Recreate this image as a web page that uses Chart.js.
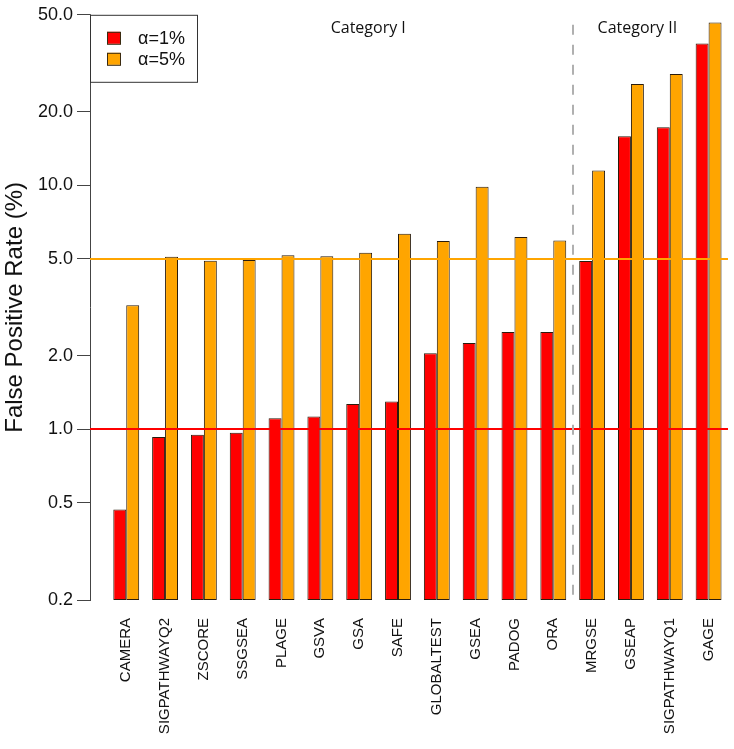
<!DOCTYPE html>
<html>
<head>
<meta charset="utf-8">
<script src="https://cdn.jsdelivr.net/npm/chart.js@4"></script>
<style>
  body { margin: 0; background: #fff; }
</style>
</head>
<body>
<canvas id="fprChart" width="734" height="749"></canvas>
<script>
const methods = [
  'CAMERA', 'SIGPATHWAYQ2', 'ZSCORE', 'SSGSEA', 'PLAGE', 'GSVA', 'GSA', 'SAFE',
  'GLOBALTEST', 'GSEA', 'PADOG', 'ORA', 'MRGSE', 'GSEAP', 'SIGPATHWAYQ1', 'GAGE'
];
const fprAlpha1 = [0.47, 0.93, 0.95, 0.97, 1.11, 1.13, 1.27, 1.30, 2.05, 2.26, 2.51, 2.51, 4.90, 15.9, 17.3, 38.1];
const fprAlpha5 = [3.23, 5.10, 4.91, 4.95, 5.17, 5.12, 5.30, 6.33, 5.91, 9.88, 6.14, 5.95, 11.5, 26.0, 28.6, 46.5];
const seriesNames = ['α=1%', 'α=5%'];
const yTicks = [0.2, 0.5, 1, 2, 5, 10, 20, 50];
const nominalLevels = [1, 5];
const categoryNames = ['Category I', 'Category II'];
const firstCategoryII = 12; // MRGSE starts category II

const red = '#ff0000';
const orange = '#ffa500';

// barplot-style positions: two bars of width 1, one unit gap before each group
const groupCenter = (i) => 2 + 3 * i;

const extras = {
  id: 'extras',
  afterDatasetsDraw(chart) {
    const ctx = chart.ctx;
    const area = chart.chartArea;
    const xs = chart.scales.x;
    const ys = chart.scales.y;
    ctx.save();

    // nominal level lines
    const lineColors = [red, orange];
    nominalLevels.forEach((lv, i) => {
      const py = Math.round(ys.getPixelForValue(lv));
      ctx.strokeStyle = lineColors[i];
      ctx.lineWidth = 2;
      ctx.beginPath();
      ctx.moveTo(area.left, py);
      ctx.lineTo(area.right, py);
      ctx.stroke();
    });

    // category separator
    const sepX = Math.round(xs.getPixelForValue(groupCenter(firstCategoryII) - 1.5));
    ctx.strokeStyle = '#b0b0b0';
    ctx.lineWidth = 2;
    ctx.setLineDash([10, 10]);
    ctx.beginPath();
    ctx.moveTo(sepX, area.top + 10);
    ctx.lineTo(sepX, area.bottom);
    ctx.stroke();
    ctx.setLineDash([]);

    // category labels
    ctx.fillStyle = '#111';
    ctx.font = '16px "Open Sans"';
    ctx.textAlign = 'center';
    ctx.textBaseline = 'alphabetic';
    ctx.fillText(categoryNames[0], xs.getPixelForValue(20.7), area.top + 18);
    ctx.fillText(categoryNames[1], xs.getPixelForValue(41.5), area.top + 18);

    // legend box
    const lx = area.left, ly = area.top;
    ctx.fillStyle = '#fff';
    ctx.fillRect(lx, ly, 107, 67);
    ctx.strokeStyle = '#333';
    ctx.lineWidth = 1;
    ctx.strokeRect(lx + 0.5, ly + 0.5, 107, 67);
    ctx.font = '18px "Liberation Sans"';
    ctx.textAlign = 'left';
    ctx.textBaseline = 'middle';
    chart.data.datasets.forEach((ds, i) => {
      const cy = ly + 23 + i * 21;
      ctx.fillStyle = ds.backgroundColor;
      ctx.fillRect(lx + 17, cy - 6, 13, 12);
      ctx.strokeStyle = '#3a2a10';
      ctx.strokeRect(lx + 17.5, cy - 5.5, 13, 12);
      ctx.fillStyle = '#111';
      ctx.fillText(ds.label, lx + 48, cy + 1);
    });
    ctx.restore();
  }
};

const barStyle = {
  borderColor: '#2a1c0c',
  borderWidth: 1,
  borderSkipped: false,
  categoryPercentage: 2 / 3,
  barPercentage: 1
};

new Chart(document.getElementById('fprChart'), {
  type: 'bar',
  data: {
    datasets: [
      Object.assign({
        label: seriesNames[0],
        data: fprAlpha1.map((v, i) => ({ x: groupCenter(i), y: v })),
        backgroundColor: red
      }, barStyle),
      Object.assign({
        label: seriesNames[1],
        data: fprAlpha5.map((v, i) => ({ x: groupCenter(i), y: v })),
        backgroundColor: orange
      }, barStyle)
    ]
  },
  options: {
    responsive: false,
    animation: false,
    layout: { padding: { top: 13, right: 6, left: 0, bottom: 0 } },
    plugins: {
      legend: { display: false },
      tooltip: { enabled: false }
    },
    scales: {
      x: {
        type: 'linear',
        offset: false,
        min: -0.8,
        max: 48.5,
        grid: { display: false, offset: false },
        border: { display: false },
        afterBuildTicks: (s) => { s.ticks = methods.map((m, i) => ({ value: groupCenter(i) })); },
        afterFit: (s) => {
          s.height = 149;
          s.paddingLeft = 0;
          s.paddingRight = 0;
        },
        ticks: {
          autoSkip: false,
          minRotation: 90,
          maxRotation: 90,
          padding: 10,
          color: '#111',
          font: { family: 'Liberation Sans', size: 15 },
          callback: (v) => methods[Math.round((v - 2) / 3)]
        }
      },
      y: {
        type: 'logarithmic',
        min: 0.2,
        max: 50,
        afterBuildTicks: (s) => { s.ticks = yTicks.map(v => ({ value: v })); },
        afterFit: (s) => { s.width = 90; },
        grid: { drawOnChartArea: false, tickLength: 13, color: '#444' },
        border: { color: '#444' },
        ticks: {
          padding: 4,
          color: '#111',
          font: { family: 'Liberation Sans', size: 18 },
          callback: (v) => Number(v).toFixed(1)
        },
        title: {
          display: true,
          text: 'False Positive Rate (%)',
          color: '#111',
          font: { family: 'Liberation Sans', size: 24 },
          padding: { top: 1, bottom: 0 }
        }
      }
    }
  },
  plugins: [extras]
});
</script>
</body>
</html>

**Aim:**
Transcribe all the lines above exactly, apart from the pictures.

**Worked answer:**
Recreate this image as a web page that uses Chart.js.
<!DOCTYPE html>
<html>
<head>
<meta charset="utf-8">
<script src="https://cdn.jsdelivr.net/npm/chart.js@4"></script>
<style>
  body { margin: 0; background: #fff; }
</style>
</head>
<body>
<canvas id="fprChart" width="734" height="749"></canvas>
<script>
const methods = [
  'CAMERA', 'SIGPATHWAYQ2', 'ZSCORE', 'SSGSEA', 'PLAGE', 'GSVA', 'GSA', 'SAFE',
  'GLOBALTEST', 'GSEA', 'PADOG', 'ORA', 'MRGSE', 'GSEAP', 'SIGPATHWAYQ1', 'GAGE'
];
const fprAlpha1 = [0.47, 0.93, 0.95, 0.97, 1.11, 1.13, 1.27, 1.30, 2.05, 2.26, 2.51, 2.51, 4.90, 15.9, 17.3, 38.1];
const fprAlpha5 = [3.23, 5.10, 4.91, 4.95, 5.17, 5.12, 5.30, 6.33, 5.91, 9.88, 6.14, 5.95, 11.5, 26.0, 28.6, 46.5];
const seriesNames = ['α=1%', 'α=5%'];
const yTicks = [0.2, 0.5, 1, 2, 5, 10, 20, 50];
const nominalLevels = [1, 5];
const categoryNames = ['Category I', 'Category II'];
const firstCategoryII = 12; // MRGSE starts category II

const red = '#ff0000';
const orange = '#ffa500';

// barplot-style positions: two bars of width 1, one unit gap before each group
const groupCenter = (i) => 2 + 3 * i;

const extras = {
  id: 'extras',
  afterDatasetsDraw(chart) {
    const ctx = chart.ctx;
    const area = chart.chartArea;
    const xs = chart.scales.x;
    const ys = chart.scales.y;
    ctx.save();

    // nominal level lines
    const lineColors = [red, orange];
    nominalLevels.forEach((lv, i) => {
      const py = Math.round(ys.getPixelForValue(lv));
      ctx.strokeStyle = lineColors[i];
      ctx.lineWidth = 2;
      ctx.beginPath();
      ctx.moveTo(area.left, py);
      ctx.lineTo(area.right, py);
      ctx.stroke();
    });

    // category separator
    const sepX = Math.round(xs.getPixelForValue(groupCenter(firstCategoryII) - 1.5));
    ctx.strokeStyle = '#b0b0b0';
    ctx.lineWidth = 2;
    ctx.setLineDash([10, 10]);
    ctx.beginPath();
    ctx.moveTo(sepX, area.top + 10);
    ctx.lineTo(sepX, area.bottom);
    ctx.stroke();
    ctx.setLineDash([]);

    // category labels
    ctx.fillStyle = '#111';
    ctx.font = '16px "Open Sans"';
    ctx.textAlign = 'center';
    ctx.textBaseline = 'alphabetic';
    ctx.fillText(categoryNames[0], xs.getPixelForValue(20.7), area.top + 18);
    ctx.fillText(categoryNames[1], xs.getPixelForValue(41.5), area.top + 18);

    // legend box
    const lx = area.left, ly = area.top;
    ctx.fillStyle = '#fff';
    ctx.fillRect(lx, ly, 107, 67);
    ctx.strokeStyle = '#333';
    ctx.lineWidth = 1;
    ctx.strokeRect(lx + 0.5, ly + 0.5, 107, 67);
    ctx.font = '18px "Liberation Sans"';
    ctx.textAlign = 'left';
    ctx.textBaseline = 'middle';
    chart.data.datasets.forEach((ds, i) => {
      const cy = ly + 23 + i * 21;
      ctx.fillStyle = ds.backgroundColor;
      ctx.fillRect(lx + 17, cy - 6, 13, 12);
      ctx.strokeStyle = '#3a2a10';
      ctx.strokeRect(lx + 17.5, cy - 5.5, 13, 12);
      ctx.fillStyle = '#111';
      ctx.fillText(ds.label, lx + 48, cy + 1);
    });
    ctx.restore();
  }
};

const barStyle = {
  borderColor: '#2a1c0c',
  borderWidth: 1,
  borderSkipped: false,
  categoryPercentage: 2 / 3,
  barPercentage: 1
};

new Chart(document.getElementById('fprChart'), {
  type: 'bar',
  data: {
    datasets: [
      Object.assign({
        label: seriesNames[0],
        data: fprAlpha1.map((v, i) => ({ x: groupCenter(i), y: v })),
        backgroundColor: red
      }, barStyle),
      Object.assign({
        label: seriesNames[1],
        data: fprAlpha5.map((v, i) => ({ x: groupCenter(i), y: v })),
        backgroundColor: orange
      }, barStyle)
    ]
  },
  options: {
    responsive: false,
    animation: false,
    layout: { padding: { top: 13, right: 6, left: 0, bottom: 0 } },
    plugins: {
      legend: { display: false },
      tooltip: { enabled: false }
    },
    scales: {
      x: {
        type: 'linear',
        offset: false,
        min: -0.8,
        max: 48.5,
        grid: { display: false, offset: false },
        border: { display: false },
        afterBuildTicks: (s) => { s.ticks = methods.map((m, i) => ({ value: groupCenter(i) })); },
        afterFit: (s) => {
          s.height = 149;
          s.paddingLeft = 0;
          s.paddingRight = 0;
        },
        ticks: {
          autoSkip: false,
          minRotation: 90,
          maxRotation: 90,
          padding: 10,
          color: '#111',
          font: { family: 'Liberation Sans', size: 15 },
          callback: (v) => methods[Math.round((v - 2) / 3)]
        }
      },
      y: {
        type: 'logarithmic',
        min: 0.2,
        max: 50,
        afterBuildTicks: (s) => { s.ticks = yTicks.map(v => ({ value: v })); },
        afterFit: (s) => { s.width = 90; },
        grid: { drawOnChartArea: false, tickLength: 13, color: '#444' },
        border: { color: '#444' },
        ticks: {
          padding: 4,
          color: '#111',
          font: { family: 'Liberation Sans', size: 18 },
          callback: (v) => Number(v).toFixed(1)
        },
        title: {
          display: true,
          text: 'False Positive Rate (%)',
          color: '#111',
          font: { family: 'Liberation Sans', size: 24 },
          padding: { top: 1, bottom: 0 }
        }
      }
    }
  },
  plugins: [extras]
});
</script>
</body>
</html>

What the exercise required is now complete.